Ils représentent plus de 10 pourcent de l‘électorat, et pourraient faire basculer l’issue du scrutin, selon Sara Ghaffari de ‘Bite The Ballot’ :

“ Seul un quart des jeunes britanniques en âge de voter se sont rendus aux urnes lors des précédentes élections générales. Depuis 5 ans, beaucoup de politiques en faveur des générations plus âgées ont vu le jour, mais tout ce qui aurait pu profiter aux jeunes a été mis de côté, ou abandonné. Nous, on encourage les jeunes à aller voter dans l’espoir que la classe politique comprenne que le vote des jeunes vaut la peine d‘être remporté. Ces jeunes sont actifs, intéressants, et ils sont très en demande !”

Ce jour-là, l‘équipe avait organisé une rencontre dans un café du centre-ville. Une quarantaine de jeunes y étaient conviés à une opération de sensibilisation à la politique.

Endettement, précarité de l’emploi, chômage, logement, environnement, discrimination, les thèmes de discussion ne manquaient pas.

Si cette génération se sent déconnectée de la classe politique, elle pourrait être tentée par un bulletin nul, comptabilisé au Royaume-Uni.

Protester, c’est aussi exister pour Massai Lawrence, l’un des organisateurs de la soirée :

“Je crois que l’un des arguments majeurs pour inciter les jeunes à aller voter, c’est le vote nul. Moi, je trouve qu’on est une génération de ‘trolls’. Tout le monde déteste et aime les trolls en même temps… Ce n’est pas que ce soit fun de voter nul, mais au moins, ça pousse à aller voter. À participer, plutôt que de rester à l‘écart. Et puis, c’est une forme de défiance. Les jeunes aiment bien ça, ils aiment avoir le dernier mot. Et c’est là que le vote nul a de l’intérêt, parce que c’est une façon de dire “je ne me sens pas représenté”. Et c’est ce que je pense. Tout le monde me dit d’aller voter ; partout, je vois des pubs pour aller voter, mais je ne me sens vraiment pas représenté. Alors, je vais voter nul !”

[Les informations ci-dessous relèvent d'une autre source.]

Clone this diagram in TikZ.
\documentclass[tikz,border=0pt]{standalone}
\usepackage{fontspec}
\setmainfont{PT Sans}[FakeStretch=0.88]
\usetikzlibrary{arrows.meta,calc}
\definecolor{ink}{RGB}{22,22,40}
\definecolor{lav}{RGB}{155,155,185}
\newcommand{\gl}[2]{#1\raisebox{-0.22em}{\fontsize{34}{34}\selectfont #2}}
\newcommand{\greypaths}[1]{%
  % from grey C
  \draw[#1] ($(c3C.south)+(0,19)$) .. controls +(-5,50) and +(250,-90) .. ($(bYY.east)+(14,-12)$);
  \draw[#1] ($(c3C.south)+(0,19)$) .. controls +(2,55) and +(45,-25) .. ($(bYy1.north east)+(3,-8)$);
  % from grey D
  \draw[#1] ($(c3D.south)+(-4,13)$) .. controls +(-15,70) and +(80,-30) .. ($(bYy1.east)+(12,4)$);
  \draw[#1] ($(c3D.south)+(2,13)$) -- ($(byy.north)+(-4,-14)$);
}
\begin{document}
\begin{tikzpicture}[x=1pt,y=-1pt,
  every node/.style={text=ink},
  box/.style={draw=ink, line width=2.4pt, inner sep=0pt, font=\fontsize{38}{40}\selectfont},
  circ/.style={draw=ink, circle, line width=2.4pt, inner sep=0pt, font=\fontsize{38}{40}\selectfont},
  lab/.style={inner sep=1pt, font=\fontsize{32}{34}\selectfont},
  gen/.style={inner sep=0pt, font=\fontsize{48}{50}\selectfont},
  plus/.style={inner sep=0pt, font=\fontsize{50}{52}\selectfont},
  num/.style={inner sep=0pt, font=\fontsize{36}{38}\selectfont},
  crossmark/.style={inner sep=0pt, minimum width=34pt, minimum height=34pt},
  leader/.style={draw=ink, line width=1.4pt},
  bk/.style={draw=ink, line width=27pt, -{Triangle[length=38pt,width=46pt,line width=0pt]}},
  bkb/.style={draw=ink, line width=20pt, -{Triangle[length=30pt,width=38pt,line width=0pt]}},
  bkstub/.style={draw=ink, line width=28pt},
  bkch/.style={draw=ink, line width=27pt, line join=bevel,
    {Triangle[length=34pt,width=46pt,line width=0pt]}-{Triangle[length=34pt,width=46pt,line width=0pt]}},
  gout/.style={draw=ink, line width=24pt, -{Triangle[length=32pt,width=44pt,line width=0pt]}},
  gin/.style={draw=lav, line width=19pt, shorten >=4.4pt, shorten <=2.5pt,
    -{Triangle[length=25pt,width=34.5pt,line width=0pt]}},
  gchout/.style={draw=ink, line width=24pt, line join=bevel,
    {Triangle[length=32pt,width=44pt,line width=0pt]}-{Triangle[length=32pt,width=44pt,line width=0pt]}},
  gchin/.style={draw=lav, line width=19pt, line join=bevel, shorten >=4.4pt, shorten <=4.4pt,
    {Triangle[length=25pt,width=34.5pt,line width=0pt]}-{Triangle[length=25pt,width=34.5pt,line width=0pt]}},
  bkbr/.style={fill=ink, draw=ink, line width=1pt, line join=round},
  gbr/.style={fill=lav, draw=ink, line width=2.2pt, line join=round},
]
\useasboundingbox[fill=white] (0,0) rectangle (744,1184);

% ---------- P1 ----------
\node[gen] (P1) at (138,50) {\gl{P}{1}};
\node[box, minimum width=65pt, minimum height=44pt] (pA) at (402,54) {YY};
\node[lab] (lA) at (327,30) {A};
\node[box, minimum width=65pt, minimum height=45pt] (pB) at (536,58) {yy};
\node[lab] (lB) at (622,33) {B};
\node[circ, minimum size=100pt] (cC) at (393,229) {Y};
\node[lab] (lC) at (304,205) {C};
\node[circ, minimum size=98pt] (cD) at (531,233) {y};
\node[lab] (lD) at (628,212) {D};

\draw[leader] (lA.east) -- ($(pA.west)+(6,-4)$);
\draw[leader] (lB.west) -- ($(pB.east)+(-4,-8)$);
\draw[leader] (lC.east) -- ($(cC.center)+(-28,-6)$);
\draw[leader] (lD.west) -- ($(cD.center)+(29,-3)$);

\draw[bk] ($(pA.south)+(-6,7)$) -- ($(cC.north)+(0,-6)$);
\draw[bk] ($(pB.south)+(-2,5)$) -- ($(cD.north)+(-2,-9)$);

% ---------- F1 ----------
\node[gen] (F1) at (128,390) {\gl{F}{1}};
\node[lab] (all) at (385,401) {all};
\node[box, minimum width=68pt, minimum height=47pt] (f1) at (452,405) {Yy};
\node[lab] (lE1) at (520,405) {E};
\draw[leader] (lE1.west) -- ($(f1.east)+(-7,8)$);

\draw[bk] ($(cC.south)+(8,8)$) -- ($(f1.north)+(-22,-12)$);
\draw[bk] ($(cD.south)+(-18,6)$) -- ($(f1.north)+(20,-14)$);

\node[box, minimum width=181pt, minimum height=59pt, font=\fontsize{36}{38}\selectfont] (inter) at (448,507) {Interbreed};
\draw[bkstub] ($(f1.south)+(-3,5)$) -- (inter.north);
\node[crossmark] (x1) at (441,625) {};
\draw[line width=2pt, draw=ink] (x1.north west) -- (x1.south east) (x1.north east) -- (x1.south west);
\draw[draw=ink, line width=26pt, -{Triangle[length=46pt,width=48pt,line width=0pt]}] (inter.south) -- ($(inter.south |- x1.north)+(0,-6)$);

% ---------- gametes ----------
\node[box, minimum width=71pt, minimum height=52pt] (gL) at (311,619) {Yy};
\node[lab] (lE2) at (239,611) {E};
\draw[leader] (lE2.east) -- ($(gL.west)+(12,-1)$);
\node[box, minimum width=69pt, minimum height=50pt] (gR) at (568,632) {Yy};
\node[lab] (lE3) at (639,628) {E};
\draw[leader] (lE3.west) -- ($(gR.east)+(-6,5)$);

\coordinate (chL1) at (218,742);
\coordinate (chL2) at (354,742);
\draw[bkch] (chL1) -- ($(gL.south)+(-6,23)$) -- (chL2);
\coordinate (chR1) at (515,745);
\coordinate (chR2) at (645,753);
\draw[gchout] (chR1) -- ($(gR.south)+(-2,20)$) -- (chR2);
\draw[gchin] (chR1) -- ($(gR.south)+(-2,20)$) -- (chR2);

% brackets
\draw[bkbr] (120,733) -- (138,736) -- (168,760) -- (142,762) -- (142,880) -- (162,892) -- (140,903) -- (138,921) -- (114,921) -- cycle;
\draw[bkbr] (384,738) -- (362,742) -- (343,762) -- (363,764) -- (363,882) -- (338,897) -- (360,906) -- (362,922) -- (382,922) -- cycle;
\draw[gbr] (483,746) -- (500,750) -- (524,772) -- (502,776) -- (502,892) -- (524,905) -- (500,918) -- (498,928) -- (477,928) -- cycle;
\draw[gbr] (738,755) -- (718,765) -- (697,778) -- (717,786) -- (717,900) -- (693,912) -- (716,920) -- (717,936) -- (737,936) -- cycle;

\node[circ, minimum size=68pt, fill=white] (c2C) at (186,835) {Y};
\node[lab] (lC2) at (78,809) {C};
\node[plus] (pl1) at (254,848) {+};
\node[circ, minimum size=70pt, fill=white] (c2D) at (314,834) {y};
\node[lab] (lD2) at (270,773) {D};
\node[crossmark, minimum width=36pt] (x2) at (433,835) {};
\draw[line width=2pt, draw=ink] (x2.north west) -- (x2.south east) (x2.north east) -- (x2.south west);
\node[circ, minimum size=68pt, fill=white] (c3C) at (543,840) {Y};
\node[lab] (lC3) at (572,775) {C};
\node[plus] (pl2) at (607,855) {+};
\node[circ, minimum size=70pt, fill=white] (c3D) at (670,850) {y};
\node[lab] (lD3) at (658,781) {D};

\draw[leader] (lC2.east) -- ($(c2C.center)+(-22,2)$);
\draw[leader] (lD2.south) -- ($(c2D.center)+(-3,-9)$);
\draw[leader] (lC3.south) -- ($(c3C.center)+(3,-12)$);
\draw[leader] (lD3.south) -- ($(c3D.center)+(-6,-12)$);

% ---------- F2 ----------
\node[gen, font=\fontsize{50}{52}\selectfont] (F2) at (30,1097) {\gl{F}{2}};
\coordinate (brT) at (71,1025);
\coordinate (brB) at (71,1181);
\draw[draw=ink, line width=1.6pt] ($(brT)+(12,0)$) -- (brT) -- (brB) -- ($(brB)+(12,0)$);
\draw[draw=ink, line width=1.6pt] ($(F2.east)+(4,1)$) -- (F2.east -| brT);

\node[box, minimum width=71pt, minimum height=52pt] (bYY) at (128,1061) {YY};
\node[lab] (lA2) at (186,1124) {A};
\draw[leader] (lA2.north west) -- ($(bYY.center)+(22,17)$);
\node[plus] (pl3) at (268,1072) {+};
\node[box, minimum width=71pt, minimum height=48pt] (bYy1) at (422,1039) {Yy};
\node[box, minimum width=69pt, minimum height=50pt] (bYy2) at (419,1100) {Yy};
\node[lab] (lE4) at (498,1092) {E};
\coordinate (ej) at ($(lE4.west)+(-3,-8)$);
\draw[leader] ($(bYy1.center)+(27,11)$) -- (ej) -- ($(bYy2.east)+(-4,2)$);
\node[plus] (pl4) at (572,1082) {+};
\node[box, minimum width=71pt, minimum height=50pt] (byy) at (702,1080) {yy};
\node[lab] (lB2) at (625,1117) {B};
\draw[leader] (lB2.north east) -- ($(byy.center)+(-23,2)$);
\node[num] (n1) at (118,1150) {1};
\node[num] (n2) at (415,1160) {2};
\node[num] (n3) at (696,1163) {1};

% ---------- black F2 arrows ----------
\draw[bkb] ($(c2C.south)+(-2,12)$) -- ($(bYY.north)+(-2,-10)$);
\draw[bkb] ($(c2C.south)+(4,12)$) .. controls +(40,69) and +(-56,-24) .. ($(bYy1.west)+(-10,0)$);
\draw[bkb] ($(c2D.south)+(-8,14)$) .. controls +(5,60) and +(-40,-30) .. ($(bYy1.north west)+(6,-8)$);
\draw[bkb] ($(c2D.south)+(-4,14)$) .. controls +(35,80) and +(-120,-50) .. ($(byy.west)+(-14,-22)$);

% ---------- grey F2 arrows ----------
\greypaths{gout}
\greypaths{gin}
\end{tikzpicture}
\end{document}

Si beaucoup sont insatisfaits de la classe politique actuelle, tous ceux que nous avons rencontrés récusent, en tout cas, l’apathie dont ils sont souvent taxés.

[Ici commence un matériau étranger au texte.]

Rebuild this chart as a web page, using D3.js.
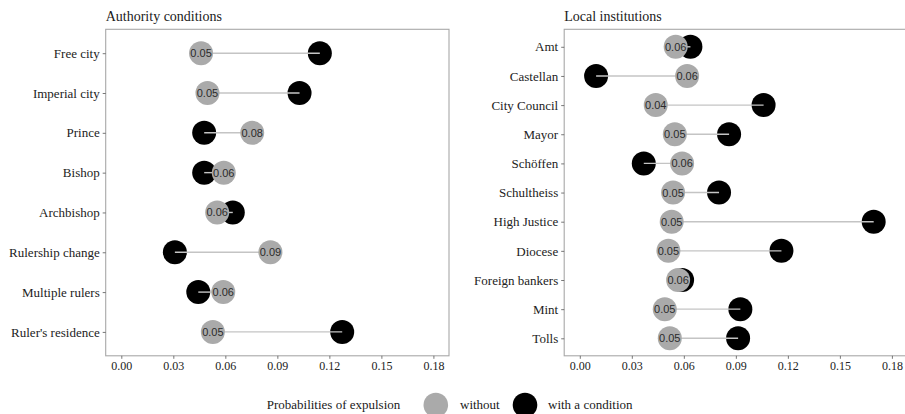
<!DOCTYPE html>
<html>
<head>
<meta charset="utf-8">
<script src="https://cdn.jsdelivr.net/npm/d3@7/dist/d3.min.js"></script>
<style>
  html, body { margin: 0; padding: 0; background: #fff; }
  svg { display: block; }
</style>
</head>
<body>
<svg id="chart" width="905" height="414"></svg>
<script>
// Panel 1: authority conditions
const authorityCategories = ["Free city", "Imperial city", "Prince", "Bishop", "Archbishop",
  "Rulership change", "Multiple rulers", "Ruler's residence"];
const authorityWithout = [0.046, 0.0497, 0.0755, 0.0591, 0.0553, 0.086, 0.0588, 0.0528];
const authorityWith    = [0.1145, 0.1028, 0.0478, 0.0478, 0.0643, 0.0309, 0.0444, 0.1274];

// Panel 2: local institutions
const localCategories = ["Amt", "Castellan", "City Council", "Mayor", "Schöffen", "Schultheiss",
  "High Justice", "Diocese", "Foreign bankers", "Mint", "Tolls"];
const localWithout = [0.0553, 0.0619, 0.0438, 0.0548, 0.059, 0.0538, 0.053, 0.0511, 0.0567, 0.049, 0.0519];
const localWith    = [0.0638, 0.0094, 0.106, 0.0861, 0.0369, 0.0803, 0.1695, 0.1163, 0.059, 0.0926, 0.0913];

const xTicks = [0, 0.03, 0.06, 0.09, 0.12, 0.15, 0.18];
const xLimits = [0, 0.18];

const svg = d3.select("#chart");
const serif = "'Liberation Serif', 'Times New Roman', serif";
const sans = "'Liberation Sans', Arial, sans-serif";
const fmt = d3.format(".2f");

const panelTop = 29.3, panelBottom = 355.8, panelWidth = 343.3;
const colGrey = "#aaaaaa", colBlack = "#000000", colSeg = "#c4c4c4", colBorder = "#a8a8a8";
const r = 12;

function drawPanel(left, title, cats, without, withC) {
  const pad = (xLimits[1] - xLimits[0]) * 0.05;
  const x = d3.scaleLinear().domain([xLimits[0] - pad, xLimits[1] + pad]).range([left, left + panelWidth]);
  const y = d3.scalePoint().domain(cats).range([panelTop, panelBottom]).padding(0.6);
  const rows = cats.map((c, i) => ({ c, w: without[i], b: withC[i] }));

  const g = svg.append("g");

  // panel frame
  g.append("rect")
    .attr("x", left).attr("y", panelTop)
    .attr("width", panelWidth).attr("height", panelBottom - panelTop)
    .attr("fill", "none").attr("stroke", colBorder).attr("stroke-width", 1.1);

  // title
  g.append("text").attr("x", left).attr("y", 21)
    .attr("font-family", serif).attr("font-size", 14).attr("fill", "#1a1a1a")
    .text(title);

  // axes
  const xAxis = d3.axisBottom(x).tickValues(xTicks).tickFormat(fmt).tickSize(3).tickPadding(3);
  const ax = g.append("g").attr("transform", `translate(0,${panelBottom})`).call(xAxis);
  ax.select(".domain").remove();
  ax.selectAll("line").attr("stroke", "#555").attr("stroke-width", 0.8);
  ax.selectAll("text").attr("font-family", serif).attr("font-size", 12).attr("fill", "#222");

  const yAxis = d3.axisLeft(y).tickSize(3).tickPadding(3);
  const ay = g.append("g").attr("transform", `translate(${left},0)`).call(yAxis);
  ay.select(".domain").remove();
  ay.selectAll("line").attr("stroke", "#555").attr("stroke-width", 0.8);
  ay.selectAll("text").attr("font-family", serif).attr("font-size", 13).attr("fill", "#222");

  // marks: with-condition dots, connecting segment, without dots, labels
  g.selectAll(".dot-with").data(rows).join("circle")
    .attr("cx", d => x(d.b)).attr("cy", d => y(d.c)).attr("r", r).attr("fill", colBlack);
  g.selectAll(".seg").data(rows).join("line")
    .attr("x1", d => x(d.w)).attr("x2", d => x(d.b))
    .attr("y1", d => y(d.c)).attr("y2", d => y(d.c))
    .attr("stroke", colSeg).attr("stroke-width", 1.4);
  g.selectAll(".dot-without").data(rows).join("circle")
    .attr("cx", d => x(d.w)).attr("cy", d => y(d.c)).attr("r", r).attr("fill", colGrey);
  g.selectAll(".lab").data(rows).join("text")
    .attr("x", d => x(d.w)).attr("y", d => y(d.c)).attr("dy", "0.36em")
    .attr("text-anchor", "middle")
    .attr("font-family", sans).attr("font-size", 11).attr("fill", "#2b2b2b")
    .text(d => fmt(d.w));
}

drawPanel(105.7, "Authority conditions", authorityCategories, authorityWithout, authorityWith);
drawPanel(564.2, "Local institutions", localCategories, localWithout, localWith);

// legend
const legY = 405;
const leg = svg.append("g").attr("font-family", serif).attr("font-size", 13).attr("fill", "#1a1a1a");
leg.append("text").attr("x", 266.7).attr("y", legY).attr("dy", "0.33em").text("Probabilities of expulsion");
leg.append("circle").attr("cx", 435.8).attr("cy", legY).attr("r", 12.3).attr("fill", colGrey);
leg.append("text").attr("x", 460).attr("y", legY).attr("dy", "0.33em").text("without");
leg.append("circle").attr("cx", 525).attr("cy", legY).attr("r", 12.3).attr("fill", colBlack);
leg.append("text").attr("x", 548).attr("y", legY).attr("dy", "0.33em").text("with a condition");
</script>
</body>
</html>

Et partagent la soif de changement qui anime Jonathan Mitchell.

Après avoir multiplié les petits boulots, sans pouvoir trouver d’emploi adapté à son diplôme, le jeune homme a crée une marque de distributionen ligne de vêtements pour homme.

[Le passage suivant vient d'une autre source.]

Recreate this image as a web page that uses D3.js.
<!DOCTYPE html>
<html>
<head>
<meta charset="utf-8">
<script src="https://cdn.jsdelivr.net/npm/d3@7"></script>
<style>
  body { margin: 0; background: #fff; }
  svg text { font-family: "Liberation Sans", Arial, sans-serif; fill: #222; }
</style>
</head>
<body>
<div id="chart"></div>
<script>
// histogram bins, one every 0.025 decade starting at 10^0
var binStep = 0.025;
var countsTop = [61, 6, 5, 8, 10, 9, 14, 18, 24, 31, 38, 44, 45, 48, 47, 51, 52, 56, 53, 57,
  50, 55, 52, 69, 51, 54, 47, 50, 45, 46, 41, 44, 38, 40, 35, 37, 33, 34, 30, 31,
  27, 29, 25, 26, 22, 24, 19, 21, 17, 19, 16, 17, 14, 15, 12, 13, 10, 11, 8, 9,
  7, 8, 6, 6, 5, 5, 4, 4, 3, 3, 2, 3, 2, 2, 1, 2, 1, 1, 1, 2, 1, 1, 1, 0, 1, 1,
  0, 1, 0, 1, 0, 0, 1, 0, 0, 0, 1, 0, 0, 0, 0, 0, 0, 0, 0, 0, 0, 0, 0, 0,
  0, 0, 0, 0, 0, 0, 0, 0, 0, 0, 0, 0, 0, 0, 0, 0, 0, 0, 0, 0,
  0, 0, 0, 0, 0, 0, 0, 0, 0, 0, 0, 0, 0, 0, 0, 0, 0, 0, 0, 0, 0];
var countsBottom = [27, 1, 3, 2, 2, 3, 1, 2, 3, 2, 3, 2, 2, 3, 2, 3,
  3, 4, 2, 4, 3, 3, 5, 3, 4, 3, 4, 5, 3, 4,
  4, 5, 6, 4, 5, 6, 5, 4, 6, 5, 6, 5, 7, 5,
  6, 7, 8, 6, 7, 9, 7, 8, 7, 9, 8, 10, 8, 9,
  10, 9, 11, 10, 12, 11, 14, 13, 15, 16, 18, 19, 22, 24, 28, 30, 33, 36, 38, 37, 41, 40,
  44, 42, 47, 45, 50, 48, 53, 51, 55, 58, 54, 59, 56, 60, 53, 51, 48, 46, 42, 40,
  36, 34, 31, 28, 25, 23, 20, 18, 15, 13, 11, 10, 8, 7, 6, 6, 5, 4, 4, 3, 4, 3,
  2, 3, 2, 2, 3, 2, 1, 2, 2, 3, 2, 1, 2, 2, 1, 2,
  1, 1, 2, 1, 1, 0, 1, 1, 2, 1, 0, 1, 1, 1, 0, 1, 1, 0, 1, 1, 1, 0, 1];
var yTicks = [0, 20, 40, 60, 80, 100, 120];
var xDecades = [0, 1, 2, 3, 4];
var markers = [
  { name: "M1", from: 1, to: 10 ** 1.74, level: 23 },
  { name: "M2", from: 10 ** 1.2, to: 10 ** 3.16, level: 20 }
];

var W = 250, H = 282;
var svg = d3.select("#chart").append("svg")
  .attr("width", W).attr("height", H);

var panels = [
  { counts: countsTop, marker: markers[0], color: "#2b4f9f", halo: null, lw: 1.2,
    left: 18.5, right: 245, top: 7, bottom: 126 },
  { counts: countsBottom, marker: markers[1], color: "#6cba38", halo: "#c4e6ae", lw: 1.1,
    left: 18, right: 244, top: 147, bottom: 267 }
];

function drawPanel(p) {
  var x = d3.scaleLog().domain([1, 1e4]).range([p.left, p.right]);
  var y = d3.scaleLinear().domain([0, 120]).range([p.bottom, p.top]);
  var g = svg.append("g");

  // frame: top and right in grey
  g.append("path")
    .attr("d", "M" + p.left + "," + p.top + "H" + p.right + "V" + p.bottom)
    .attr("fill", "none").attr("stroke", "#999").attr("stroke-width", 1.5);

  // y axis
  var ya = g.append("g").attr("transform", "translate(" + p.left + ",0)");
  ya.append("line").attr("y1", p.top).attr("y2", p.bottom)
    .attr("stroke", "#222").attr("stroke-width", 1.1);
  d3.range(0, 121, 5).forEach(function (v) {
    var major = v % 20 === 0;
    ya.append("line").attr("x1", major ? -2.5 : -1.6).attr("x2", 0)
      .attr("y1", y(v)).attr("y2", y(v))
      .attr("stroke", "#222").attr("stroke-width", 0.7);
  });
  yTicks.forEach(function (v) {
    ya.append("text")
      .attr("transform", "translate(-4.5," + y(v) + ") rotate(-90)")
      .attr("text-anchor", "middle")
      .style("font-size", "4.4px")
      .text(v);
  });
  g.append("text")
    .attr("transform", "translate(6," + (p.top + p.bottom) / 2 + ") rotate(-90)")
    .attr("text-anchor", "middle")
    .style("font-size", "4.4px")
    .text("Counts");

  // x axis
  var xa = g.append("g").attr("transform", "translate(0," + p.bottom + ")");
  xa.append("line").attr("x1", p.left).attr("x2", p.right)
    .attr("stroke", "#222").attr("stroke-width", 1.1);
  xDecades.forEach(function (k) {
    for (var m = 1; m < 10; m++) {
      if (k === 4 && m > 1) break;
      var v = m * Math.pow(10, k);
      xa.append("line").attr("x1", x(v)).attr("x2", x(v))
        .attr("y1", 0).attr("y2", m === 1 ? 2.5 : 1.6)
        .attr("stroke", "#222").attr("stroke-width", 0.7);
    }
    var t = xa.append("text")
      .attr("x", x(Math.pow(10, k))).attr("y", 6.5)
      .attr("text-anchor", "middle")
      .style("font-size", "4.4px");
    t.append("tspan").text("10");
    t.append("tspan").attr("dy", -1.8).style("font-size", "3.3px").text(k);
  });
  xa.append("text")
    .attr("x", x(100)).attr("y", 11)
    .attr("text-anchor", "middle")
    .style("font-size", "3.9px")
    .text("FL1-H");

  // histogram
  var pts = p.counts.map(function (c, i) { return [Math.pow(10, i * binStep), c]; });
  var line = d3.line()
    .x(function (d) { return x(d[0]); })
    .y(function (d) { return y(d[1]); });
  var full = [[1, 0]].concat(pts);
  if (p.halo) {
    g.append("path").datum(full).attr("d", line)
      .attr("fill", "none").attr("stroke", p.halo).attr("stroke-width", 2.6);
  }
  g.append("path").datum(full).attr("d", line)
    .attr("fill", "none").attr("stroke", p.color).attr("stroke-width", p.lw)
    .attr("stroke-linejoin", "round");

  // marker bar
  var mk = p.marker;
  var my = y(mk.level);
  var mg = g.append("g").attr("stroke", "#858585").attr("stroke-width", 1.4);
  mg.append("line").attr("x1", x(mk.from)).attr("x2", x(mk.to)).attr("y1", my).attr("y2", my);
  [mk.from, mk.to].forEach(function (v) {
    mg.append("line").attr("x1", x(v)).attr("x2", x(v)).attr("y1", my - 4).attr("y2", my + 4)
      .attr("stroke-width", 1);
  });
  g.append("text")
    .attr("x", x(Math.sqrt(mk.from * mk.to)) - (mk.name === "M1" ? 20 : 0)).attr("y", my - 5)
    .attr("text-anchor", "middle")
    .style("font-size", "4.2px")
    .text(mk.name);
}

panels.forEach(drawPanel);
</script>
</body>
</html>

Particularité : ils sont faits de manière éthique, et respectueuse de l’environnement.

Jonathan Mitchell, le fondateur de ‘“Brothers We Stand”:http://www.brotherswestand.com’ :
“Ces vêtements sont faits avec des bouteilles en plastique. Vous prenez une bouteille en plastique et vous la faites fondre pour obtenir des paillettes. C’est exactement le genre de produit qu’on cherche. C’est un produit génial fabriqué dans les règles de l‘économie durable. C’est ça l’avenir des entreprises !”

Parti de rien, Jonathan vit chez ses parents, chez qui il stocke les collections qu’il reçoit de designers.

Les débuts n’ont pas été faciles, mais avec l’aide d’une fondation, et beaucoup d’enthousiasme, sa startup a pu prendre son envol. C’est dans cet espace de co-working qu’il développe ses idées. Quant à la politique, il ira voter dit-il, mais à 25 ans, Jonathan croit avant tout à la créativité de sa génération, par qui un autre monde serait possible :

“Brothers We Stand, c’est ma manière d’avoir un impact sur le monde. Ce n’est pas directement lié à la politique, mais c’est ma façon d’utiliser mes compétences. C’est bien de s’impliquer en politique et d’avoir son mot à dire, mais on peut aussi agir autrement. On n’est pas obligé d’attendre que les politiques fassent les choses qu’on veut voir se réaliser. Chacun, à son niveau, peut changer le monde, il faut juste foncer. On peut faire bouger les choses.”